■ Exercise directions ■
Skip the pictures and repeat each line of the data exactly.

****************************************

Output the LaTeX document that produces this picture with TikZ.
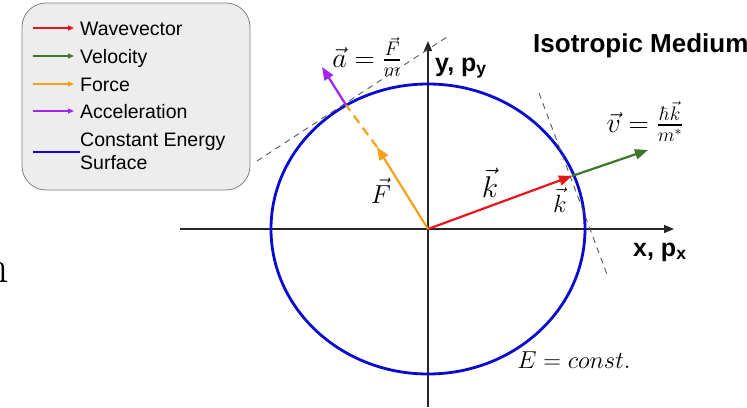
\RequirePackage{fix-cm}
\documentclass[tikz,border=0pt]{standalone}
\usepackage{amsmath,amssymb}
\usepackage{fontspec}
\setsansfont{Liberation Sans}
\usepackage{tikz}
\usetikzlibrary{arrows.meta,positioning,calc}
\usepackage{xcolor}
\definecolor{kred}{HTML}{E8161B}
\definecolor{vgreen}{HTML}{3A7A24}
\definecolor{forange}{HTML}{F5A216}
\definecolor{apurple}{HTML}{A323F0}
\definecolor{eblue}{HTML}{0A0AD2}
\definecolor{boxgray}{HTML}{EDEDED}
\newcommand{\fsz}[2]{\fontsize{#1}{#2}\selectfont}

\tikzset{
  vecarrow/.style={line width=2.2pt, -{Triangle[length=13pt,width=10pt]}},
  legarrow/.style={line width=1.4pt, shorten >=6pt, -{Triangle[length=6pt,width=5pt]}},
  axisline/.style={line width=1.3pt, black!85, -{Triangle[length=10pt,width=8pt]}},
  tangentline/.style={black!65, line width=0.9pt, dash pattern=on 6pt off 5pt},
  legtext/.style={font=\sffamily\fsz{19.5}{23}, inner sep=0pt},
  axlabel/.style={font=\sffamily\bfseries\fsz{25}{30}, inner sep=0pt},
  mathlabel/.style={inner sep=0pt, anchor=base},
}

\begin{document}
\begin{tikzpicture}[x=1pt,y=-1pt]
  \useasboundingbox (0,0) rectangle (747,407);

  % 凡例
  \draw[rounded corners=24pt, fill=boxgray, draw=black!50, line width=0.8pt]
    (22,3) rectangle (250,190);
  \foreach \col/\lab/\y [count=\i] in {kred/Wavevector/35, vgreen/Velocity/63,
                                      forange/Force/91, apurple/Acceleration/118} {
    \node[legtext, anchor=base west] (leg\i) at (80,\y) {\lab};
    \coordinate (legs\i) at (33,\y-7);
    \draw[legarrow, \col] (legs\i) -- (legs\i -| leg\i.west);
  }
  \node[legtext, anchor=north west, align=left] (legE) at (80,133) {Constant Energy\\Surface};
  \coordinate (legsE) at (33,152);
  \draw[eblue, line width=1.4pt] (legsE) -- (legsE -| legE.west);

  % 切れた文字
  \node[font=\rmfamily\fsz{46}{50}, anchor=base east, inner sep=0pt] (cut) at (9,282) {n};

  % 座標軸
  \coordinate (O) at (428,229);
  \coordinate (xs) at (180,229);
  \coordinate (xe) at (674,229);
  \coordinate (ys) at (428,407);
  \coordinate (ye) at (428,41);
  \draw[axisline] (xs) -- (xe);
  \draw[axisline] (ys) -- (ye);
  \node[axlabel, anchor=base west] (xlab) at (633,256) {x, p\textsubscript{x}};
  \node[axlabel, anchor=base west] (ylab) at (435,71) {y, p\textsubscript{y}};
  \node[axlabel, font=\sffamily\bfseries\fsz{26}{30}, anchor=base west] (title) at (533,52) {Isotropic Medium};

  % 等エネルギー面
  \draw[eblue, line width=2.8pt] (O) ellipse [x radius=157, y radius=145];
  \node[mathlabel, font=\fsz{24.5}{28}] (Elab) at (574,368) {$E = const.$};

  % 波数ベクトルと速度
  \coordinate (K) at (572,176);
  \coordinate (V) at (648,150);
  \coordinate (tR1) at (539,93);
  \coordinate (tR2) at (608,277);
  \draw[tangentline] (tR1) -- (tR2);
  \draw[vecarrow, vgreen] (K) -- (V);
  \draw[vecarrow, kred] (O) -- (K);
  \node[mathlabel, font=\fsz{30}{34}] (kbig) at (490,197) {$\vec{k}$};
  \node[mathlabel, font=\fsz{25}{28}] (ksmall) at (560,212) {$\vec{k}$};
  \node[mathlabel, font=\fsz{28}{32}] (vlab) at (645,132) {$\vec{v} = \frac{\hbar\vec{k}}{m^*}$};

  % 力と加速度
  \coordinate (A) at (346,105);
  \coordinate (Ft) at (377,147);
  \coordinate (At) at (322,67);
  \coordinate (tL1) at (257,161);
  \coordinate (tL2) at (450,35);
  \draw[tangentline] (tL1) -- (tL2);
  \draw[vecarrow, forange] (O) -- (Ft);
  \draw[forange, line width=2.2pt, dash pattern=on 9pt off 6pt] (Ft) -- (A);
  \draw[vecarrow, apurple] (A) -- (At);
  \node[mathlabel, font=\fsz{26}{30}] (Flab) at (381,203) {$\vec{F}$};
  \node[mathlabel, font=\fsz{28}{32}] (alab) at (367,67) {$\vec{a} = \frac{\vec{F}}{m}$};
\end{tikzpicture}
\end{document}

****************************************

■ In response ■
Output the LaTeX document that produces this picture with TikZ.
\RequirePackage{fix-cm}
\documentclass[tikz,border=0pt]{standalone}
\usepackage{amsmath,amssymb}
\usepackage{fontspec}
\setsansfont{Liberation Sans}
\usepackage{tikz}
\usetikzlibrary{arrows.meta,positioning,calc}
\usepackage{xcolor}
\definecolor{kred}{HTML}{E8161B}
\definecolor{vgreen}{HTML}{3A7A24}
\definecolor{forange}{HTML}{F5A216}
\definecolor{apurple}{HTML}{A323F0}
\definecolor{eblue}{HTML}{0A0AD2}
\definecolor{boxgray}{HTML}{EDEDED}
\newcommand{\fsz}[2]{\fontsize{#1}{#2}\selectfont}

\tikzset{
  vecarrow/.style={line width=2.2pt, -{Triangle[length=13pt,width=10pt]}},
  legarrow/.style={line width=1.4pt, shorten >=6pt, -{Triangle[length=6pt,width=5pt]}},
  axisline/.style={line width=1.3pt, black!85, -{Triangle[length=10pt,width=8pt]}},
  tangentline/.style={black!65, line width=0.9pt, dash pattern=on 6pt off 5pt},
  legtext/.style={font=\sffamily\fsz{19.5}{23}, inner sep=0pt},
  axlabel/.style={font=\sffamily\bfseries\fsz{25}{30}, inner sep=0pt},
  mathlabel/.style={inner sep=0pt, anchor=base},
}

\begin{document}
\begin{tikzpicture}[x=1pt,y=-1pt]
  \useasboundingbox (0,0) rectangle (747,407);

  % 凡例
  \draw[rounded corners=24pt, fill=boxgray, draw=black!50, line width=0.8pt]
    (22,3) rectangle (250,190);
  \foreach \col/\lab/\y [count=\i] in {kred/Wavevector/35, vgreen/Velocity/63,
                                      forange/Force/91, apurple/Acceleration/118} {
    \node[legtext, anchor=base west] (leg\i) at (80,\y) {\lab};
    \coordinate (legs\i) at (33,\y-7);
    \draw[legarrow, \col] (legs\i) -- (legs\i -| leg\i.west);
  }
  \node[legtext, anchor=north west, align=left] (legE) at (80,133) {Constant Energy\\Surface};
  \coordinate (legsE) at (33,152);
  \draw[eblue, line width=1.4pt] (legsE) -- (legsE -| legE.west);

  % 切れた文字
  \node[font=\rmfamily\fsz{46}{50}, anchor=base east, inner sep=0pt] (cut) at (9,282) {n};

  % 座標軸
  \coordinate (O) at (428,229);
  \coordinate (xs) at (180,229);
  \coordinate (xe) at (674,229);
  \coordinate (ys) at (428,407);
  \coordinate (ye) at (428,41);
  \draw[axisline] (xs) -- (xe);
  \draw[axisline] (ys) -- (ye);
  \node[axlabel, anchor=base west] (xlab) at (633,256) {x, p\textsubscript{x}};
  \node[axlabel, anchor=base west] (ylab) at (435,71) {y, p\textsubscript{y}};
  \node[axlabel, font=\sffamily\bfseries\fsz{26}{30}, anchor=base west] (title) at (533,52) {Isotropic Medium};

  % 等エネルギー面
  \draw[eblue, line width=2.8pt] (O) ellipse [x radius=157, y radius=145];
  \node[mathlabel, font=\fsz{24.5}{28}] (Elab) at (574,368) {$E = const.$};

  % 波数ベクトルと速度
  \coordinate (K) at (572,176);
  \coordinate (V) at (648,150);
  \coordinate (tR1) at (539,93);
  \coordinate (tR2) at (608,277);
  \draw[tangentline] (tR1) -- (tR2);
  \draw[vecarrow, vgreen] (K) -- (V);
  \draw[vecarrow, kred] (O) -- (K);
  \node[mathlabel, font=\fsz{30}{34}] (kbig) at (490,197) {$\vec{k}$};
  \node[mathlabel, font=\fsz{25}{28}] (ksmall) at (560,212) {$\vec{k}$};
  \node[mathlabel, font=\fsz{28}{32}] (vlab) at (645,132) {$\vec{v} = \frac{\hbar\vec{k}}{m^*}$};

  % 力と加速度
  \coordinate (A) at (346,105);
  \coordinate (Ft) at (377,147);
  \coordinate (At) at (322,67);
  \coordinate (tL1) at (257,161);
  \coordinate (tL2) at (450,35);
  \draw[tangentline] (tL1) -- (tL2);
  \draw[vecarrow, forange] (O) -- (Ft);
  \draw[forange, line width=2.2pt, dash pattern=on 9pt off 6pt] (Ft) -- (A);
  \draw[vecarrow, apurple] (A) -- (At);
  \node[mathlabel, font=\fsz{26}{30}] (Flab) at (381,203) {$\vec{F}$};
  \node[mathlabel, font=\fsz{28}{32}] (alab) at (367,67) {$\vec{a} = \frac{\vec{F}}{m}$};
\end{tikzpicture}
\end{document}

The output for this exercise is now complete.